Anthropic's move is likely the first domino in a broader recalibration of how pre-IPO AI company valuations are discussed and traded. If OpenAI, xAI, or other well-funded AI startups follow suit—and they probably will—the secondary market infrastructure that's flourished over the past few years will face fragmentation. Some platforms may pivot to offering only derivative exposure rather than actual equity claims, eliminating legal ambiguity but also making them less valuable to investors seeking real ownership. Others will attempt to work directly with companies to establish authorized secondary venues. The practical effect is that AI company equity becomes less freely tradeable, which could cool some of the speculative fervor but also locks capital into private hands for longer. For companies themselves, the lesson is that in a world of institutional investor competition and secondary market infrastructure, maintaining founder control over the shareholder register is worth fighting for publicly.

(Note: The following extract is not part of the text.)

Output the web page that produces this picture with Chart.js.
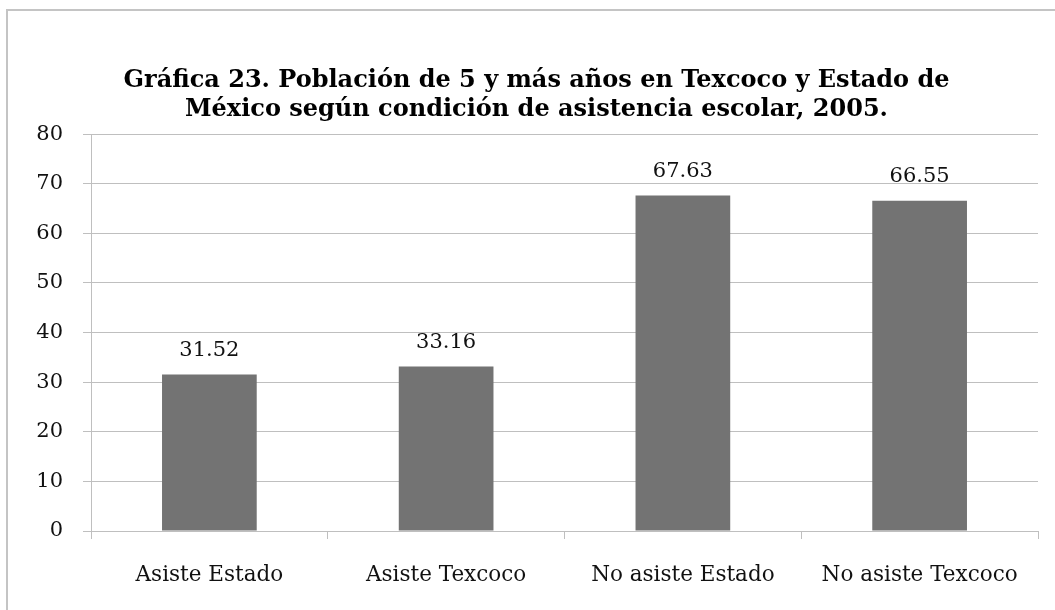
<!DOCTYPE html>
<html>
<head>
<meta charset="utf-8">
<script src="https://cdn.jsdelivr.net/npm/chart.js@4"></script>
<style>
    html, body { margin: 0; padding: 0; background: #fff; overflow: hidden; }
    #frame { position: absolute; left: 6px; top: 9px; width: 2000px; height: 2000px; border: 2px solid #c4c4c4; }
    #wrap { position: absolute; left: 8px; top: 11px; width: 1057px; height: 599px; }
</style>
</head>
<body>
<div id="frame"></div>
<div id="wrap"><canvas id="chart"></canvas></div>
<script>
categories = ["Asiste Estado", "Asiste Texcoco", "No asiste Estado", "No asiste Texcoco"]
values = [31.52, 33.16, 67.63, 66.55]
title_lines = ["Gráfica 23. Población de 5 y más años en Texcoco y Estado de", "México según condición de asistencia escolar, 2005."]

// draws the number above each bar
value_labels = {
    id: "value_labels",
    afterDatasetsDraw(chart) {
        let ctx = chart.ctx;
        let meta = chart.getDatasetMeta(0);
        ctx.save();
        ctx.font = "21px 'DejaVu Serif'";
        ctx.fillStyle = "#111";
        ctx.textAlign = "center";
        ctx.textBaseline = "middle";
        meta.data.forEach((bar, i) => {
            ctx.fillText(values[i].toFixed(2), bar.x, bar.y - 24);
        });
        ctx.restore();
    }
};

document.addEventListener("DOMContentLoaded", function() {
    chart = new Chart(document.getElementById("chart").getContext("2d"), {
        type: "bar",
        data: {
            labels: categories,
            datasets: [{
                data: values,
                backgroundColor: "#737373",
                borderWidth: 0,
                categoryPercentage: 0.4,
                barPercentage: 1
            }]
        },
        options: {
            responsive: true,
            maintainAspectRatio: false,
            animation: false,
            layout: { padding: { left: 27, right: 27, top: 0, bottom: 23 } },
            plugins: {
                legend: { display: false },
                tooltip: { enabled: false },
                title: {
                    display: true,
                    text: title_lines,
                    color: "#000",
                    font: { family: "'DejaVu Serif'", size: 24, weight: "bold", lineHeight: 1.21 },
                    padding: { top: 55.5, bottom: 9.5 }
                }
            },
            scales: {
                x: {
                    grid: { drawOnChartArea: false, tickLength: 8, color: "#bfbfbf", offset: true },
                    border: { color: "#bfbfbf" },
                    ticks: { color: "#111", padding: 24, maxRotation: 0, font: { family: "'DejaVu Serif'", size: 21.5 } },
                    afterFit: function(scale) { scale.height = 56; }
                },
                y: {
                    min: 0,
                    max: 80,
                    ticks: { stepSize: 10, color: "#111", padding: 20, font: { family: "'DejaVu Serif'", size: 21 } },
                    grid: { tickLength: 8, color: "#bfbfbf" },
                    border: { color: "#bfbfbf" },
                    afterFit: function(scale) { scale.width = 56; }
                }
            }
        },
        plugins: [value_labels]
    });
});
</script>
</body>
</html>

The deeper question Anthropic's warning raises is whether the secondary market boom in private AI company shares reflects genuine long-term belief in these companies or pure momentum speculation. If platforms like Forge Global and Unicorns Exchange are merely repackaging demand from investors who missed primary rounds, the secondary market is doing something socially useful—allocating capital to people who want it. But if they're enabling speculative derivative plays divorced from actual company operations, they're more akin to betting markets than investment. Anthropic's stance suggests the company itself doesn't trust these platforms to accurately represent its interests or beliefs. That skepticism may be well-founded, and it may also signal that AI company valuations are detached enough from underlying fundamentals that even the companies themselves want to limit the audience for secondary trading.